Drew Kouri, Sandia Albuquerque

Tuesday, October 28, 2025



Abstract:

Optimization problems constrained by partial differential equations (PDEs) are ubiquitous in science and engineering, arising as optimal control, design and inverse problems. These problems are notoriously challenging to solve numerically. For example, simply evaluating the objective function requires solving a large-scale system of equations resulting from the discretized PDE. This exorbitant cost necessitates the use of rapidly converging optimization routines to reduce the number of evaluations of the objective function and its derivatives. Unfortunately, this expense is exacerbated when the objective function involves nonsmooth terms such sparsifying regularizers or risk measures for stochastic problems.
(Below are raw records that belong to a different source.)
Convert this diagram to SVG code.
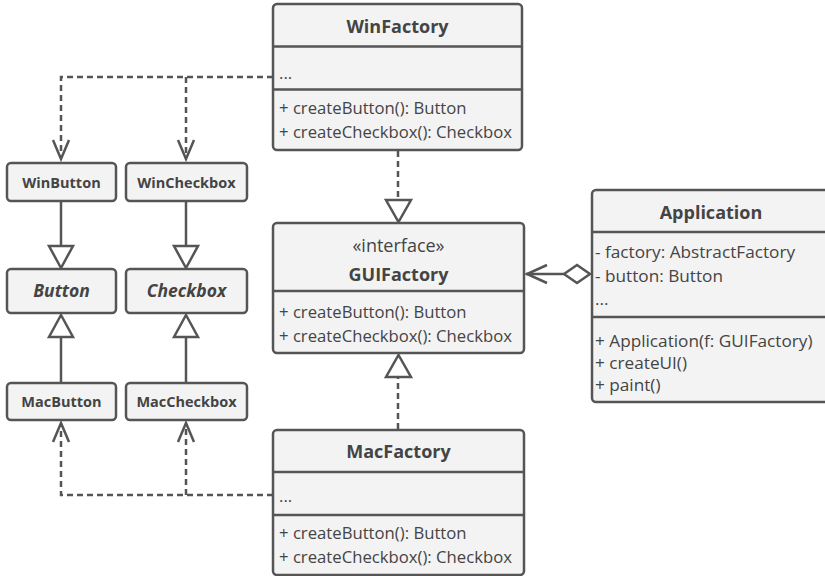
<svg xmlns="http://www.w3.org/2000/svg" width="825" height="576" viewBox="0 0 825 576">
<defs>
<style>
.box{fill:#f3f3f3;stroke:#555;stroke-width:2.5}
.div{stroke:#555;stroke-width:2.5}
.t{font-family:"Open Sans","DejaVu Sans",sans-serif;font-size:16.7px;fill:#444}
.a{font-size:17.2px}
.i{font-size:18px}
.b{font-family:"Open Sans","DejaVu Sans",sans-serif;font-weight:bold;fill:#444;text-anchor:middle}
.c{stroke:#555;stroke-width:2.5;fill:none}
.d{stroke:#555;stroke-width:2.5;fill:none;stroke-dasharray:6 4}
.tri{fill:#fff;stroke:#555;stroke-width:2.5}
</style>
</defs>
<rect width="825" height="576" fill="#fff"/>
<g id="connectors">
  <path class="d" d="M273 77 H61 V158"/>
  <path class="d" d="M186 77 V158"/>
  <path class="c" d="M53 140 L61 159 L69 140"/>
  <path class="c" d="M178 140 L186 159 L194 140"/>
  <path class="d" d="M273 495 H61 V424"/>
  <path class="d" d="M186 495 V424"/>
  <path class="c" d="M53 442 L61 423 L69 442"/>
  <path class="c" d="M178 442 L186 423 L194 442"/>
  <path class="c" d="M61 201 V246"/>
  <path class="c" d="M186 201 V246"/>
  <path class="tri" d="M49 246 H73 L61 268 Z"/>
  <path class="tri" d="M174 246 H198 L186 268 Z"/>
  <path class="c" d="M61 383 V337"/>
  <path class="c" d="M186 383 V337"/>
  <path class="tri" d="M49 337 H73 L61 315 Z"/>
  <path class="tri" d="M174 337 H198 L186 315 Z"/>
  <path class="d" d="M398 151 V200"/>
  <path class="tri" d="M386 200 H411 L398.5 222 Z"/>
  <path class="d" d="M398 429 V378"/>
  <path class="tri" d="M386 377 H411 L398.5 355 Z"/>
  <path class="c" d="M526 274 H564"/>
  <path class="c" d="M547 265 L527 274 L547 283"/>
  <path d="M564 274 L577 265 L590 274 L577 283 Z" fill="#fff" stroke="#555" stroke-width="2.5"/>
</g>
<g id="WinFactory">
  <rect class="box" x="273" y="4" width="249" height="146" rx="4"/>
  <line class="div" x1="273" y1="46.5" x2="522" y2="46.5"/>
  <line class="div" x1="273" y1="89.5" x2="522" y2="89.5"/>
  <text class="b" x="397.5" y="33" font-size="18">WinFactory</text>
  <text class="t" x="279" y="79">...</text>
  <text class="t" x="279" y="114">+ createButton(): Button</text>
  <text class="t" x="279" y="138">+ createCheckbox(): Checkbox</text>
</g>
<g id="GUIFactory">
  <rect class="box" x="273" y="223" width="251" height="130" rx="4"/>
  <line class="div" x1="273" y1="291" x2="524" y2="291"/>
  <text class="t i" x="398.5" y="252" text-anchor="middle">«interface»</text>
  <text class="b" x="398.5" y="281" font-size="18">GUIFactory</text>
  <text class="t" x="279" y="318">+ createButton(): Button</text>
  <text class="t" x="279" y="342">+ createCheckbox(): Checkbox</text>
</g>
<g id="MacFactory">
  <rect class="box" x="273" y="430" width="251" height="145" rx="4"/>
  <line class="div" x1="273" y1="472" x2="524" y2="472"/>
  <line class="div" x1="273" y1="515" x2="524" y2="515"/>
  <text class="b" x="398.5" y="458" font-size="18">MacFactory</text>
  <text class="t" x="279" y="502">...</text>
  <text class="t" x="279" y="539">+ createButton(): Button</text>
  <text class="t" x="279" y="563">+ createCheckbox(): Checkbox</text>
</g>
<g id="Application">
  <rect class="box" x="592" y="190" width="238" height="212" rx="4"/>
  <line class="div" x1="592" y1="232" x2="830" y2="232"/>
  <line class="div" x1="592" y1="317" x2="830" y2="317"/>
  <text class="b" x="711" y="219" font-size="18">Application</text>
  <text class="t a" x="595" y="258">- factory: AbstractFactory</text>
  <text class="t a" x="595" y="282">- button: Button</text>
  <text class="t a" x="595" y="305">...</text>
  <text class="t a" x="595" y="347">+ Application(f: GUIFactory)</text>
  <text class="t a" x="595" y="369">+ createUI()</text>
  <text class="t a" x="595" y="391">+ paint()</text>
</g>
<g id="WinButton">
  <rect class="box" x="7" y="163" width="109" height="38" rx="4"/>
  <text class="b" x="61.5" y="187.5" font-size="14.5">WinButton</text>
</g>
<g id="WinCheckbox">
  <rect class="box" x="126" y="163" width="121" height="38" rx="4"/>
  <text class="b" x="186.5" y="187.5" font-size="14.5">WinCheckbox</text>
</g>
<g id="Button">
  <rect class="box" x="7" y="269" width="109" height="44" rx="4"/>
  <text class="b" x="61.5" y="297" font-size="17.5" font-style="italic">Button</text>
</g>
<g id="Checkbox">
  <rect class="box" x="126" y="269" width="121" height="44" rx="4"/>
  <text class="b" x="186.5" y="297" font-size="17.5" font-style="italic">Checkbox</text>
</g>
<g id="MacButton">
  <rect class="box" x="7" y="383" width="109" height="37" rx="4"/>
  <text class="b" x="61.5" y="407" font-size="14.5">MacButton</text>
</g>
<g id="MacCheckbox">
  <rect class="box" x="126" y="383" width="121" height="37" rx="4"/>
  <text class="b" x="186.5" y="407" font-size="14.5">MacCheckbox</text>
</g>
</svg>
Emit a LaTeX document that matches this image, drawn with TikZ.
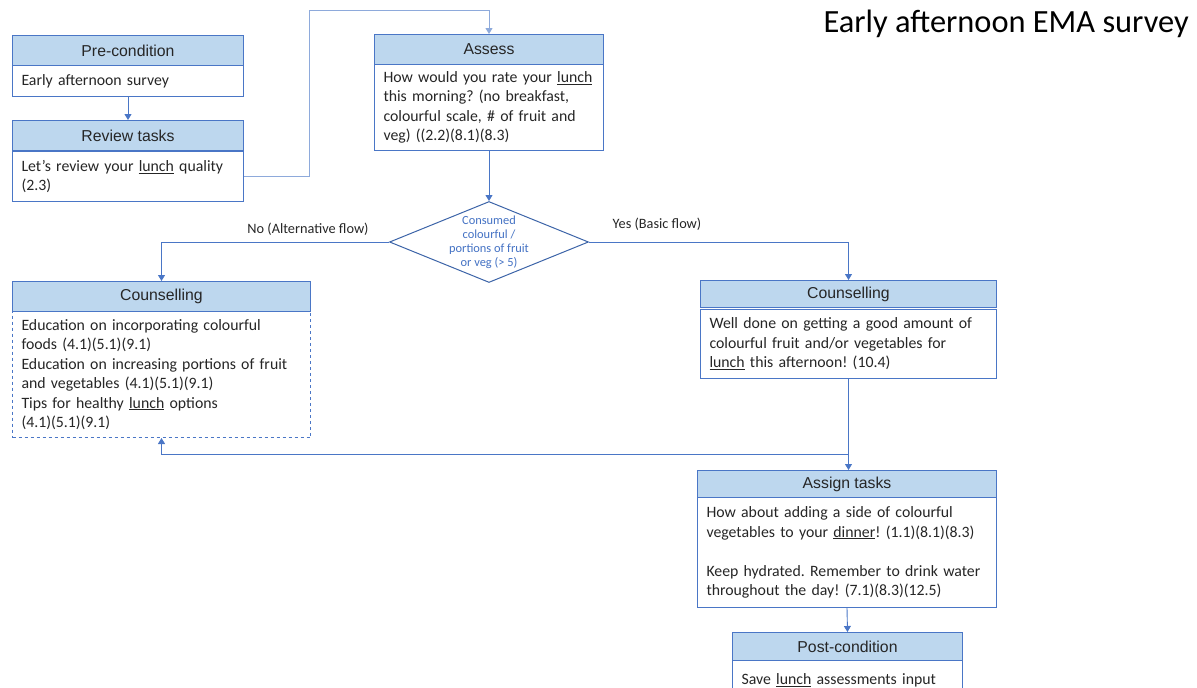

Traditional nonsmooth optimization methods converge (sub)linearly, often requiring many iterations to achieve marginal accuracy. In this talk, we introduce a proximal trust-region Newton method for minimizing a specific class of structured nonsmooth objective functions in Hilbert space. Our method is unique in that it permits and systematically controls inexact objective function and derivative evaluations. We prove global convergence of our method and establish that it converges superlinearly, even quadratically, for specific objective function types. We demonstrate the efficiency of our algorithm on various risk-averse PDE-constrained optimization examples as well as the simulation of a viscoelastic flow.